**Task to complete**
Print the lines of the data, starting with the first, up to and including the line where "const cpY = [0.0130, -0.0236, -0.0295];" appears.

**Supplied material**
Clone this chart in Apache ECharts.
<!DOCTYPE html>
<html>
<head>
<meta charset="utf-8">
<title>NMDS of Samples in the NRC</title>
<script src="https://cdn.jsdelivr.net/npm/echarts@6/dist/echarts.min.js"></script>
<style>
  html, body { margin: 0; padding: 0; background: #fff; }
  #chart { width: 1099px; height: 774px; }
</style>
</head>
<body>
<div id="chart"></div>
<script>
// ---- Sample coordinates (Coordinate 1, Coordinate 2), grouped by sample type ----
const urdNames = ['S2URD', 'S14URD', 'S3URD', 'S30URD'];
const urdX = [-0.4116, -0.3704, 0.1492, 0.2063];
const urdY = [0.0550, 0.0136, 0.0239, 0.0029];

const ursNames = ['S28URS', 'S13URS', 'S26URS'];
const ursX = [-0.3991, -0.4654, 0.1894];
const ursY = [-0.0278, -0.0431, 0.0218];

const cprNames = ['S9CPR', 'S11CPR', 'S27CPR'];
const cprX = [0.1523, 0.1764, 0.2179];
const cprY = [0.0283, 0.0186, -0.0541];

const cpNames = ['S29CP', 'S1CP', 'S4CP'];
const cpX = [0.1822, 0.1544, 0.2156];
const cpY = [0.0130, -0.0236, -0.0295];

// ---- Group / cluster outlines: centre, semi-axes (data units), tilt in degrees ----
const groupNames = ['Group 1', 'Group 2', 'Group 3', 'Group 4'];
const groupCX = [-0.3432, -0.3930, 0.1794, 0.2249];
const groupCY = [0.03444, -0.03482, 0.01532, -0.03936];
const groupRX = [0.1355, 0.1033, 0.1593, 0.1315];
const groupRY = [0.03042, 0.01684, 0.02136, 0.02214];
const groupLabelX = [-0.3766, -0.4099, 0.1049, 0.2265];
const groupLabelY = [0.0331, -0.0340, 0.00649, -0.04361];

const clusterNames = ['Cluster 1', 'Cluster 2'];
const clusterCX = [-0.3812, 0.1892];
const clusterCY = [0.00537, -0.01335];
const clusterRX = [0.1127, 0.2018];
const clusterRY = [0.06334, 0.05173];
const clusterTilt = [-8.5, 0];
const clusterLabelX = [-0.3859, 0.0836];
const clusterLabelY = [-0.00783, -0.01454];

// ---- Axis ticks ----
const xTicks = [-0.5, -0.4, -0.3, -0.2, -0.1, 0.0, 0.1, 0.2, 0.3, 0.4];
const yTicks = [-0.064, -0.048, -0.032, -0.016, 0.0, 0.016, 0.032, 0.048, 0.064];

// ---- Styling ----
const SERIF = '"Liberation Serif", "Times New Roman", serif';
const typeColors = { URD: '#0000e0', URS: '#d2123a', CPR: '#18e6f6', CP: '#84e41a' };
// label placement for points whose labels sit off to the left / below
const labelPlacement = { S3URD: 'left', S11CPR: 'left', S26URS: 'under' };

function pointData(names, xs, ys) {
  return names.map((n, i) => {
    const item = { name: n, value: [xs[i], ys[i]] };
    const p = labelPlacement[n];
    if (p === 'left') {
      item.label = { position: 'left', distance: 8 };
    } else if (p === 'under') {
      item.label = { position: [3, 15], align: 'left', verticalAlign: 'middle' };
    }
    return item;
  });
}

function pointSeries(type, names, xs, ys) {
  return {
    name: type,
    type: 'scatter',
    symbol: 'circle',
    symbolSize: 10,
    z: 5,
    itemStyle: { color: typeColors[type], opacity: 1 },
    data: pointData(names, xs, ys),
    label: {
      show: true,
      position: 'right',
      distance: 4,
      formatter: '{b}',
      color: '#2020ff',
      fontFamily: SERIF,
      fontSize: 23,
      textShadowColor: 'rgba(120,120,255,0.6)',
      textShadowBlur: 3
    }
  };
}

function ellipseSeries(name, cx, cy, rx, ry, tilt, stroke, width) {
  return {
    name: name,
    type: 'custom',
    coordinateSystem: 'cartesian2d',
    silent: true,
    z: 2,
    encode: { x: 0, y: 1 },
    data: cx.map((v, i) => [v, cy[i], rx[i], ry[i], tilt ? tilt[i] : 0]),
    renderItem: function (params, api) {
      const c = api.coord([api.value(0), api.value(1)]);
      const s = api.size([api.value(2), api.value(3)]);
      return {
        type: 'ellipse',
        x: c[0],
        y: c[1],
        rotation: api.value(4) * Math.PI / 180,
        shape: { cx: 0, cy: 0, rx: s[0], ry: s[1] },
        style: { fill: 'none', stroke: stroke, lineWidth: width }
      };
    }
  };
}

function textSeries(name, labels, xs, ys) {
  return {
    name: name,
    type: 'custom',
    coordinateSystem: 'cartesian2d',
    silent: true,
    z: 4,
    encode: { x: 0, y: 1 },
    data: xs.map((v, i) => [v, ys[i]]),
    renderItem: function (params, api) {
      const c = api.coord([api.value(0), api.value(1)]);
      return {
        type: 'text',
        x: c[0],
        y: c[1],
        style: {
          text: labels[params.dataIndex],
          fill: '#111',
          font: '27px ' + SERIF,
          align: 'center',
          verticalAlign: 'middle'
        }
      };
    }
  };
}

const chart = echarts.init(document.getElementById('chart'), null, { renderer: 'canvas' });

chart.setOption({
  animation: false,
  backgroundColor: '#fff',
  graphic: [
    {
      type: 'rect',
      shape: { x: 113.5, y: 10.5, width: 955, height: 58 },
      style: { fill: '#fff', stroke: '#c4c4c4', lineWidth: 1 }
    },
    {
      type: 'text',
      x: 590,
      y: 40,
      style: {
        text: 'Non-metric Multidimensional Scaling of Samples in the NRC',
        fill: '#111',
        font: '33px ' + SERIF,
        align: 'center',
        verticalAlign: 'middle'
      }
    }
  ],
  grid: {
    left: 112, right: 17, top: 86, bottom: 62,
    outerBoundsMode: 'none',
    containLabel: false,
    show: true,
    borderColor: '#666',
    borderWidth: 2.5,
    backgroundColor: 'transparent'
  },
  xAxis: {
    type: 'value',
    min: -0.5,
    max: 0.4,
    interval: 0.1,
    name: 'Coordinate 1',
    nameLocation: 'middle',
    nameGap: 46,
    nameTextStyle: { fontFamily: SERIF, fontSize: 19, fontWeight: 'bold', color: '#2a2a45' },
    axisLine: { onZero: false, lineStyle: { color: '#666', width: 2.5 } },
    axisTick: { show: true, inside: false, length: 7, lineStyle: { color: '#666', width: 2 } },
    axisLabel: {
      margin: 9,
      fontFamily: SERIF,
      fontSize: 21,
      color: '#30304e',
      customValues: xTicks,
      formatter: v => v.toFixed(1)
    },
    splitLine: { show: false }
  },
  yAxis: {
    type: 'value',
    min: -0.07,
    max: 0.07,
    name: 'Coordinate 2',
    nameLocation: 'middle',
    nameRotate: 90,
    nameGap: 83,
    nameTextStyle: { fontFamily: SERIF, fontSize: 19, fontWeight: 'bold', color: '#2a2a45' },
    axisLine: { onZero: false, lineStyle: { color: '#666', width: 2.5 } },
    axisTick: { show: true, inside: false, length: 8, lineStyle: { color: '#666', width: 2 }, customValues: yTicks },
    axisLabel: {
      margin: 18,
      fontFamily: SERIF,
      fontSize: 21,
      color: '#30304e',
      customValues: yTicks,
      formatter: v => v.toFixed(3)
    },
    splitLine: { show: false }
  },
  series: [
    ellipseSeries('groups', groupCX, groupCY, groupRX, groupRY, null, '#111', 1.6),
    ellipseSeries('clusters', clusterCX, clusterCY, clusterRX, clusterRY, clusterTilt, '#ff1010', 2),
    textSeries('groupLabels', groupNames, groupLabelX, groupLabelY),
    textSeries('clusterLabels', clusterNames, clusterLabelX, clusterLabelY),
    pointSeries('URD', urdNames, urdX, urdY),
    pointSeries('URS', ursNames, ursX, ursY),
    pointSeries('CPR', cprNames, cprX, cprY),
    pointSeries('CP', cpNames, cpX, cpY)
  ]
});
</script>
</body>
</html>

**Answer to this problem**
Clone this chart in Apache ECharts.
<!DOCTYPE html>
<html>
<head>
<meta charset="utf-8">
<title>NMDS of Samples in the NRC</title>
<script src="https://cdn.jsdelivr.net/npm/echarts@6/dist/echarts.min.js"></script>
<style>
  html, body { margin: 0; padding: 0; background: #fff; }
  #chart { width: 1099px; height: 774px; }
</style>
</head>
<body>
<div id="chart"></div>
<script>
// ---- Sample coordinates (Coordinate 1, Coordinate 2), grouped by sample type ----
const urdNames = ['S2URD', 'S14URD', 'S3URD', 'S30URD'];
const urdX = [-0.4116, -0.3704, 0.1492, 0.2063];
const urdY = [0.0550, 0.0136, 0.0239, 0.0029];

const ursNames = ['S28URS', 'S13URS', 'S26URS'];
const ursX = [-0.3991, -0.4654, 0.1894];
const ursY = [-0.0278, -0.0431, 0.0218];

const cprNames = ['S9CPR', 'S11CPR', 'S27CPR'];
const cprX = [0.1523, 0.1764, 0.2179];
const cprY = [0.0283, 0.0186, -0.0541];

const cpNames = ['S29CP', 'S1CP', 'S4CP'];
const cpX = [0.1822, 0.1544, 0.2156];
const cpY = [0.0130, -0.0236, -0.0295];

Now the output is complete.